_What you have to do_
For this exercise, write out exactly, and only, the lines running from the line that contains "Generate a Python" through the line that contains "ax2 = ax.twinx()".

(Records with drawing code)

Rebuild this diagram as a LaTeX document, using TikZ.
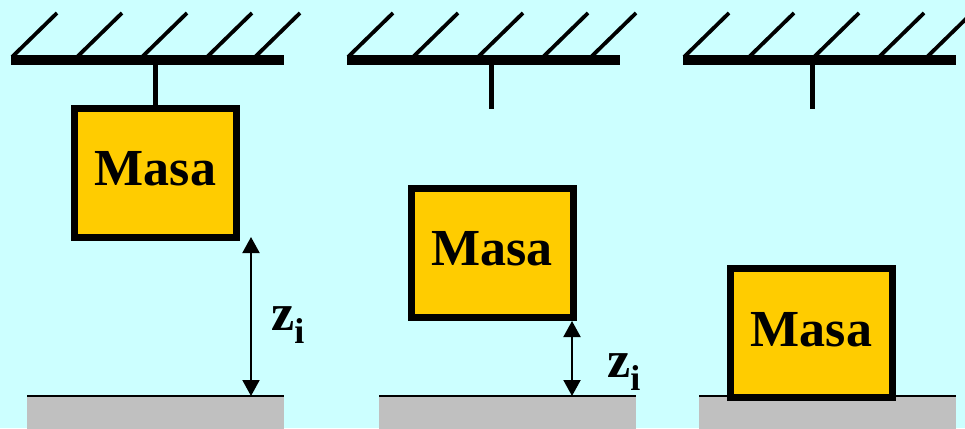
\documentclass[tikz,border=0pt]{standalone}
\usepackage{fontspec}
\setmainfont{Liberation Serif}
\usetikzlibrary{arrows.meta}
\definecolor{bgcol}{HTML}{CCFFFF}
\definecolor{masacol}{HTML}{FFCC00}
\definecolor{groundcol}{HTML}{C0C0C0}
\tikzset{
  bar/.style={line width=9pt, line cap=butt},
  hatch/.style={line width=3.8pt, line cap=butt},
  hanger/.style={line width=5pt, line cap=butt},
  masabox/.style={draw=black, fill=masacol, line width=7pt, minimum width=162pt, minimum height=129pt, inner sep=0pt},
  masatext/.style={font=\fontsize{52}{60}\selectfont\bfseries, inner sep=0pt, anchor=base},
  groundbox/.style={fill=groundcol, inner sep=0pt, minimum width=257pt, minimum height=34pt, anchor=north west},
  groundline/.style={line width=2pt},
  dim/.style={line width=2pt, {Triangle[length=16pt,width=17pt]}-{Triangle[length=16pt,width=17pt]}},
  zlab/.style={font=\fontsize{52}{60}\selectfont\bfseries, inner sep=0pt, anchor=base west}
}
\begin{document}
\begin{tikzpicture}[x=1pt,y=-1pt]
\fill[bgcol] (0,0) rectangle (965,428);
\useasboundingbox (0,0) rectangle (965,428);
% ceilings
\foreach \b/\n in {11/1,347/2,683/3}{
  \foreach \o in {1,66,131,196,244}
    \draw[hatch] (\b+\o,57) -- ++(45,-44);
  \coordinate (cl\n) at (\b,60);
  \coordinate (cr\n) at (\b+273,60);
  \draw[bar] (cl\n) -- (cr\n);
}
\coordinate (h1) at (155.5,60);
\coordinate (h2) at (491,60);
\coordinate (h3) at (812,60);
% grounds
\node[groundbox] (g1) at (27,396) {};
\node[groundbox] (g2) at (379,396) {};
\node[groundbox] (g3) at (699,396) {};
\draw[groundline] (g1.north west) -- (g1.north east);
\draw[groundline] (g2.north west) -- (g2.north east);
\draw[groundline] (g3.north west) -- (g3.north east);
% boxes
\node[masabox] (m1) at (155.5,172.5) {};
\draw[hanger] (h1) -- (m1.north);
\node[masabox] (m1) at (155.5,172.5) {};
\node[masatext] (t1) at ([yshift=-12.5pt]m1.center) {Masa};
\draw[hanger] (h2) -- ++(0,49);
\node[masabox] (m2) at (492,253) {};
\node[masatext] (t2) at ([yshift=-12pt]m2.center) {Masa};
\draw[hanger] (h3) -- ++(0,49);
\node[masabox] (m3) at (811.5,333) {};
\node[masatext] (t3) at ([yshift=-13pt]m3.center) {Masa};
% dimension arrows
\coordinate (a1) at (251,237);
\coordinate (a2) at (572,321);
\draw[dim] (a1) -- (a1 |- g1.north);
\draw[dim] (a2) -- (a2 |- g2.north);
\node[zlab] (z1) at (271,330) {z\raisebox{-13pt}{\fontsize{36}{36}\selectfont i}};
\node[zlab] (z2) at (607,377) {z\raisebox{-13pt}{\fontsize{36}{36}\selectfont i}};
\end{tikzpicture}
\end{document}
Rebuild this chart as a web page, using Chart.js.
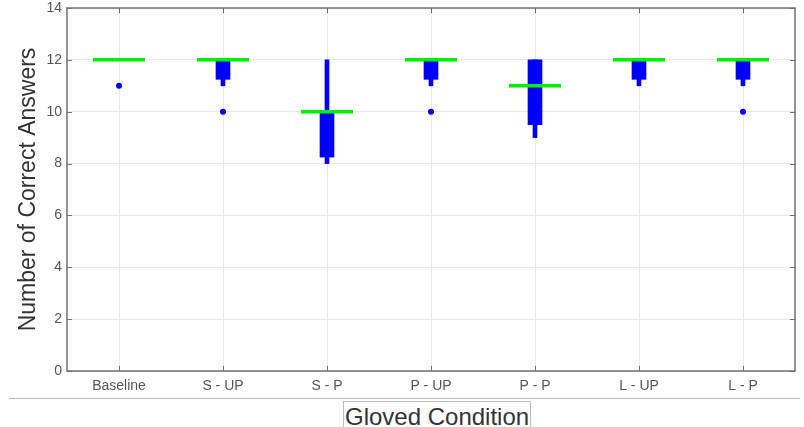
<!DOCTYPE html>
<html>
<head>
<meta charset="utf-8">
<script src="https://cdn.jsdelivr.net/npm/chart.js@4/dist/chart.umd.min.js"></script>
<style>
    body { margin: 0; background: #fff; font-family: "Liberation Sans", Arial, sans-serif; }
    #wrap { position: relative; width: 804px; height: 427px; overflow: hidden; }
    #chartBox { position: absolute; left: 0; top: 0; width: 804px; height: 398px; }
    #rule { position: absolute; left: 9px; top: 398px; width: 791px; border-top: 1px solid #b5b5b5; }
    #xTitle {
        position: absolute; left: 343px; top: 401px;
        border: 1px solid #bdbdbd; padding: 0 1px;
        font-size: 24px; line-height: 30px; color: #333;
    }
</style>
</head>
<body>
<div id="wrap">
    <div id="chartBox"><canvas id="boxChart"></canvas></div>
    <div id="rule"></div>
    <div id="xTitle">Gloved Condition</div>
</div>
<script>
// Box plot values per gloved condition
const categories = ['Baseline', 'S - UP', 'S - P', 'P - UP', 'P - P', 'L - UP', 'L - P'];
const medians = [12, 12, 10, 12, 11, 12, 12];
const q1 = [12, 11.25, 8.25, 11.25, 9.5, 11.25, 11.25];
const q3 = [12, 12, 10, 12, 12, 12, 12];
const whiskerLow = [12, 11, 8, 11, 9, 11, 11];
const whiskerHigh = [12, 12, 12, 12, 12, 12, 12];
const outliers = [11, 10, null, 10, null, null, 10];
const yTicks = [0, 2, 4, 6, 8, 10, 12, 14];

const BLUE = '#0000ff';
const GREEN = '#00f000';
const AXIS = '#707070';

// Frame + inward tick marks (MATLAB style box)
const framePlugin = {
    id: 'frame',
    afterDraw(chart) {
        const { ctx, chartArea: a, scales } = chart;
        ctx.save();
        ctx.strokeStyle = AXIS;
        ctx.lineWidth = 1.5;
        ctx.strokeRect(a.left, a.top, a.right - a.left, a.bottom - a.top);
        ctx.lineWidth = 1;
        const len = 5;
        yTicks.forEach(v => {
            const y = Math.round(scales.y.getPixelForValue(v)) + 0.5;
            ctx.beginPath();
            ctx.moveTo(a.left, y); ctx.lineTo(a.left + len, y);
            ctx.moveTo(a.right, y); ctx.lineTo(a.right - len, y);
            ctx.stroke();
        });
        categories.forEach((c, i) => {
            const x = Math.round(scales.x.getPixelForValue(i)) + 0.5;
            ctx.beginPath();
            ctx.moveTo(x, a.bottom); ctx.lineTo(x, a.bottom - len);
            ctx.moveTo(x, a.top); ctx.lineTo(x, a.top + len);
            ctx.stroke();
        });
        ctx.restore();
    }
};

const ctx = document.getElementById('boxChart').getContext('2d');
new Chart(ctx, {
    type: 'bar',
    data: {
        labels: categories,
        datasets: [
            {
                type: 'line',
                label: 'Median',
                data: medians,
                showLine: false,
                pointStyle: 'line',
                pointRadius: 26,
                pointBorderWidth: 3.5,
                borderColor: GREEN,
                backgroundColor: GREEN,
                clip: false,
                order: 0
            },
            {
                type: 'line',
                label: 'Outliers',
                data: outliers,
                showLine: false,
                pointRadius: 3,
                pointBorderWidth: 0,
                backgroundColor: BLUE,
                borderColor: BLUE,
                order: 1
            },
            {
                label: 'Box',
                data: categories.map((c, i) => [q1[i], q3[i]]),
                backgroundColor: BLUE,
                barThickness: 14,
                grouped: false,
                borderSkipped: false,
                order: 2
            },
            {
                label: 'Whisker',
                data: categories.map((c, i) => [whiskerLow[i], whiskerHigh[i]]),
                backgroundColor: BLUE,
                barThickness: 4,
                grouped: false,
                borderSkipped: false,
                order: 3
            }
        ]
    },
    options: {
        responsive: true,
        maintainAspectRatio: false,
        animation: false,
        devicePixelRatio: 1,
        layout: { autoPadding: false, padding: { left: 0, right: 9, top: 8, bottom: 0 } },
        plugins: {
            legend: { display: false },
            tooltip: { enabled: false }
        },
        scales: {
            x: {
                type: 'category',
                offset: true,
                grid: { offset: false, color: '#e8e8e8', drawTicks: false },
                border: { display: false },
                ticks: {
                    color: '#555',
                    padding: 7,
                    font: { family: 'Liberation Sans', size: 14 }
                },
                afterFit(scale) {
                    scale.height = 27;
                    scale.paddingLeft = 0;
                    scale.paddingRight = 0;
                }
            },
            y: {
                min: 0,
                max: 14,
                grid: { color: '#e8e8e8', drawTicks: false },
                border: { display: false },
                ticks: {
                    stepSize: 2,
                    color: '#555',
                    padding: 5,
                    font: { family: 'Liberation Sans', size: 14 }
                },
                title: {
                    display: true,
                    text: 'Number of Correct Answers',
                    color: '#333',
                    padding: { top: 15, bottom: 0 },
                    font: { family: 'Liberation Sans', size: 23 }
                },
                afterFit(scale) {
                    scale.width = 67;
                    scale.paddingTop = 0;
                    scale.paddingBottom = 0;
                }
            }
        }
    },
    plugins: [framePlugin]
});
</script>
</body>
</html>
---
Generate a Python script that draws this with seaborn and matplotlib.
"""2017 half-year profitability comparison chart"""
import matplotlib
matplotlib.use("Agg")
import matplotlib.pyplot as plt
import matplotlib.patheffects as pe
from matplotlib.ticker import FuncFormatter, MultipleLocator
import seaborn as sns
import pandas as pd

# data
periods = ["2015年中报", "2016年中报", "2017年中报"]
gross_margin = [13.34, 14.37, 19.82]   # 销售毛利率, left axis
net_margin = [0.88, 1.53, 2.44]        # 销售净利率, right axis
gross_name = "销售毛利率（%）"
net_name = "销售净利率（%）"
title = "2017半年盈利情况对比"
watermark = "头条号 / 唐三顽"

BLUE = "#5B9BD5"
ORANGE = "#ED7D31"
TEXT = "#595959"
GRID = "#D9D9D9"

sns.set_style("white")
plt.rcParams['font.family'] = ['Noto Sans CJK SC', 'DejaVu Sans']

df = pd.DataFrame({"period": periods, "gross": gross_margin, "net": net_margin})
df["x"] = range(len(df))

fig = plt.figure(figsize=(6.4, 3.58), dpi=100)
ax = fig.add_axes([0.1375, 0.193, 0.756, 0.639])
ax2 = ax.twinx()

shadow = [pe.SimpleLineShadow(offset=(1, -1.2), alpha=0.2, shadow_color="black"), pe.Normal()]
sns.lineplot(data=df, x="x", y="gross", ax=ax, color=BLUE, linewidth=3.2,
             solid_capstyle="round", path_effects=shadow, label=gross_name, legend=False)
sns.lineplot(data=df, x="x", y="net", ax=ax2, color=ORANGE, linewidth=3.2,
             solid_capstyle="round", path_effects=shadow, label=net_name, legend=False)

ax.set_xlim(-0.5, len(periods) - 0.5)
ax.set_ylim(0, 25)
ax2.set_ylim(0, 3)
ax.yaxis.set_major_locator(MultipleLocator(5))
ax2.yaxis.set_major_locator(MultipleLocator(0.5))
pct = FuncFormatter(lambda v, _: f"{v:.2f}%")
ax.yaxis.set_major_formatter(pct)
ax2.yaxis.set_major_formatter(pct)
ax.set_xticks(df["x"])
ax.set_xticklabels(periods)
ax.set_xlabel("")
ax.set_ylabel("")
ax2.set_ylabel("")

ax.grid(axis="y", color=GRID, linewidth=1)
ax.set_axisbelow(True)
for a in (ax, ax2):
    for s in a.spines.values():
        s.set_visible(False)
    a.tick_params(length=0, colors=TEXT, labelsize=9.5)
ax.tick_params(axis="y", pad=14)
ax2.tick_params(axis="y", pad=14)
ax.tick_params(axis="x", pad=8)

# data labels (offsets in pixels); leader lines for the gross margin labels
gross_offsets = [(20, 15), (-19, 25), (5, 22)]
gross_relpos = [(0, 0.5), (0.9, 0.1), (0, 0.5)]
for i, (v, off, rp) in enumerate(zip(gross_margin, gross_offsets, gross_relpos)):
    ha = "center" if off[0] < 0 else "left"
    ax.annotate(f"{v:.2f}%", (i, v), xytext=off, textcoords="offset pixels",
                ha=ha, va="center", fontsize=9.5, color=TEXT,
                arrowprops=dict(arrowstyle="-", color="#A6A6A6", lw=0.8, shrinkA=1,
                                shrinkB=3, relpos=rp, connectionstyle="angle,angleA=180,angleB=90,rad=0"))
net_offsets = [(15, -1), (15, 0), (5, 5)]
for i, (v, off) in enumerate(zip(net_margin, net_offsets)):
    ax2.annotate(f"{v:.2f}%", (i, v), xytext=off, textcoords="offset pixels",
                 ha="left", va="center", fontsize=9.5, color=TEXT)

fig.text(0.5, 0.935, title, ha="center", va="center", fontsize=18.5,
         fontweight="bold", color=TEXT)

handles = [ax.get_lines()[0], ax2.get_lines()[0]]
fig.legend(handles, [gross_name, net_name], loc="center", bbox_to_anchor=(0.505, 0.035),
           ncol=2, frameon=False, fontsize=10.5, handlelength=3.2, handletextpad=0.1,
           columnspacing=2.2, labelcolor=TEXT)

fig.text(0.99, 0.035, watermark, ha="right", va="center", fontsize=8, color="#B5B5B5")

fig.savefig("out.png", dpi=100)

_Final result_
Generate a Python script that draws this with seaborn and matplotlib.
"""2017 half-year profitability comparison chart"""
import matplotlib
matplotlib.use("Agg")
import matplotlib.pyplot as plt
import matplotlib.patheffects as pe
from matplotlib.ticker import FuncFormatter, MultipleLocator
import seaborn as sns
import pandas as pd

# data
periods = ["2015年中报", "2016年中报", "2017年中报"]
gross_margin = [13.34, 14.37, 19.82]   # 销售毛利率, left axis
net_margin = [0.88, 1.53, 2.44]        # 销售净利率, right axis
gross_name = "销售毛利率（%）"
net_name = "销售净利率（%）"
title = "2017半年盈利情况对比"
watermark = "头条号 / 唐三顽"

BLUE = "#5B9BD5"
ORANGE = "#ED7D31"
TEXT = "#595959"
GRID = "#D9D9D9"

sns.set_style("white")
plt.rcParams['font.family'] = ['Noto Sans CJK SC', 'DejaVu Sans']

df = pd.DataFrame({"period": periods, "gross": gross_margin, "net": net_margin})
df["x"] = range(len(df))

fig = plt.figure(figsize=(6.4, 3.58), dpi=100)
ax = fig.add_axes([0.1375, 0.193, 0.756, 0.639])
ax2 = ax.twinx()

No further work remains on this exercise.